REQUIRED WORK:
Repeat word for word the lines from the top of the records through the line containing "plt.rcParams['font.family'] = ['Liberation", and skip the pictures.

----

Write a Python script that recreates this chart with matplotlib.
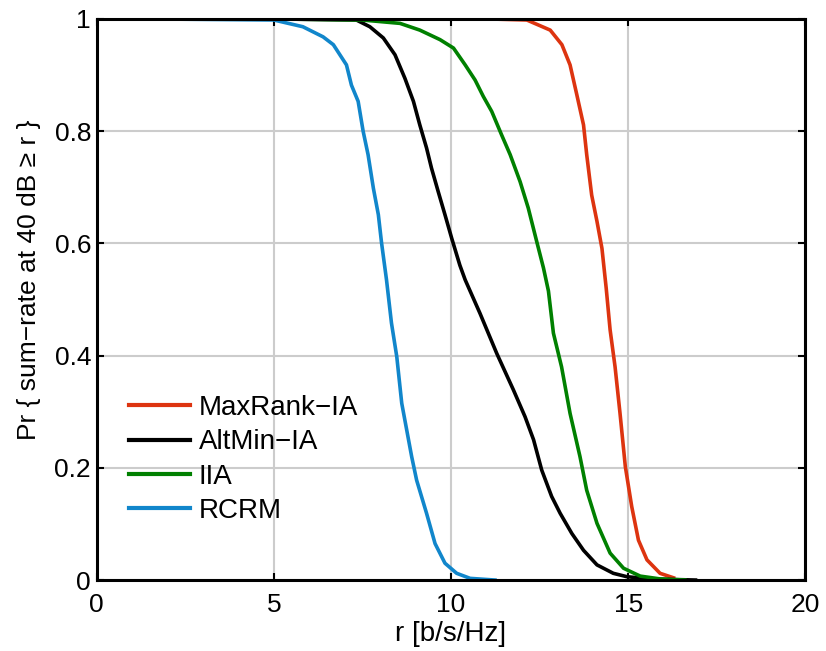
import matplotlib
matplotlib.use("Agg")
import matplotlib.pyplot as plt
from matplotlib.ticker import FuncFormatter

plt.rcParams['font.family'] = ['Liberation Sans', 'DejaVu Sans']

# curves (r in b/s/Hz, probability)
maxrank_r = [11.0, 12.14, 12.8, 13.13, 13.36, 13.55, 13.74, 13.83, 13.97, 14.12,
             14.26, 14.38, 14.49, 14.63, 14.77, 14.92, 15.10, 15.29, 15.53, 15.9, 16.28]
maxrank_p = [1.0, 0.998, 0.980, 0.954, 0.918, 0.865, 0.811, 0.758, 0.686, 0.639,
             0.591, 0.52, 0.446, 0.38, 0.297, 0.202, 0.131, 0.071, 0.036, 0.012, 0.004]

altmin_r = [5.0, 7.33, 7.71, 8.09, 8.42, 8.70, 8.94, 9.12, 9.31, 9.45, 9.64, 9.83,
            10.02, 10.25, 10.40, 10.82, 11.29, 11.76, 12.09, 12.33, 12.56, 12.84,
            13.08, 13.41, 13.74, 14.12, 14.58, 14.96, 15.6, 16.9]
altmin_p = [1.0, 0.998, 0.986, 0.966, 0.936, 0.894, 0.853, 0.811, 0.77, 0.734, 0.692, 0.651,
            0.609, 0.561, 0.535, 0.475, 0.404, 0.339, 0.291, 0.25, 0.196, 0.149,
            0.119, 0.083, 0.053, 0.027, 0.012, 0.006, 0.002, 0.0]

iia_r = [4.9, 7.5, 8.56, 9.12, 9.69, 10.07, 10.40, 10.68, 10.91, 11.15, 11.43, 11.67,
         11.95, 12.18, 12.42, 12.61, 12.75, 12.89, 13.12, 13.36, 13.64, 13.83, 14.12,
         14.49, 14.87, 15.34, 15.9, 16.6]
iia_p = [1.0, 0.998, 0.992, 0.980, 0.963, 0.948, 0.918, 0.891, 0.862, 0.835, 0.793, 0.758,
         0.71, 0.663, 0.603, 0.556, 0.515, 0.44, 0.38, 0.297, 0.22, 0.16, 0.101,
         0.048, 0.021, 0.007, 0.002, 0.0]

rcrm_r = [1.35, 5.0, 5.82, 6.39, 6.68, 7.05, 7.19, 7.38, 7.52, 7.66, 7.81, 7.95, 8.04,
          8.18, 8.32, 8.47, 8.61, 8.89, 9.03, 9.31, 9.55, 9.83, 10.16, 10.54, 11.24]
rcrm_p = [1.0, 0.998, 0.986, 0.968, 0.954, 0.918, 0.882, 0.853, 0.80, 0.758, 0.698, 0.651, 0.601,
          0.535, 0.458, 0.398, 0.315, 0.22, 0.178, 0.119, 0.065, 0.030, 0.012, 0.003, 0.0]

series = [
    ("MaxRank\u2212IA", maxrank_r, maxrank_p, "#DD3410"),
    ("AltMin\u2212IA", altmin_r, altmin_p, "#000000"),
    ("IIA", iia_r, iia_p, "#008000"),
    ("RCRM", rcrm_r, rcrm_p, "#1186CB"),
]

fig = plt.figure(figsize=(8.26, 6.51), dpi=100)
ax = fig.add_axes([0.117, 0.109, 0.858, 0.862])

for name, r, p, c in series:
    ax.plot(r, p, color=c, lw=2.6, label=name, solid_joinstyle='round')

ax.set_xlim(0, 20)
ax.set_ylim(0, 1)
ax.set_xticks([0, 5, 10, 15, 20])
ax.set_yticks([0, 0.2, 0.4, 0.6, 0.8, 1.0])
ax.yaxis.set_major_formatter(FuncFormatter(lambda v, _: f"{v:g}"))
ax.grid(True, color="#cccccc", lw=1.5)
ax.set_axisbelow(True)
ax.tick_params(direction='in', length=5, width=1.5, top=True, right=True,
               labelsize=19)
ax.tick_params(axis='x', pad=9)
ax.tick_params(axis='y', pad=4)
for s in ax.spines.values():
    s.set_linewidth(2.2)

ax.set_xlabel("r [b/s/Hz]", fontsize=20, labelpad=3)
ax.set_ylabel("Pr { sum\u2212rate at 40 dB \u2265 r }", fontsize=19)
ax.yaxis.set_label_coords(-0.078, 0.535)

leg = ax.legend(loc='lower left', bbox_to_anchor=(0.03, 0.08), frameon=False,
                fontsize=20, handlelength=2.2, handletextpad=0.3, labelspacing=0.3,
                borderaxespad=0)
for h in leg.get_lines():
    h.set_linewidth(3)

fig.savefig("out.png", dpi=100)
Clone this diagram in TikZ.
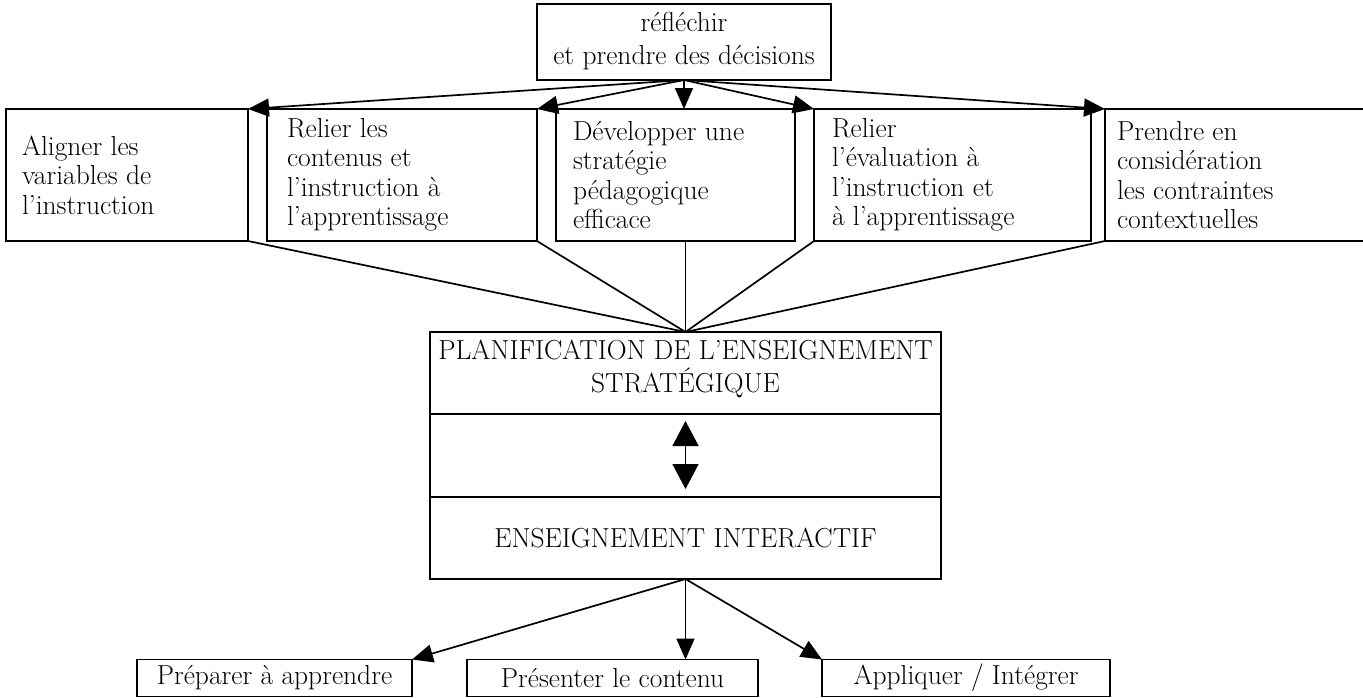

----

CORRECT RESPONSE:
Write a Python script that recreates this chart with matplotlib.
import matplotlib
matplotlib.use("Agg")
import matplotlib.pyplot as plt
from matplotlib.ticker import FuncFormatter

plt.rcParams['font.family'] = ['Liberation Sans', 'DejaVu Sans']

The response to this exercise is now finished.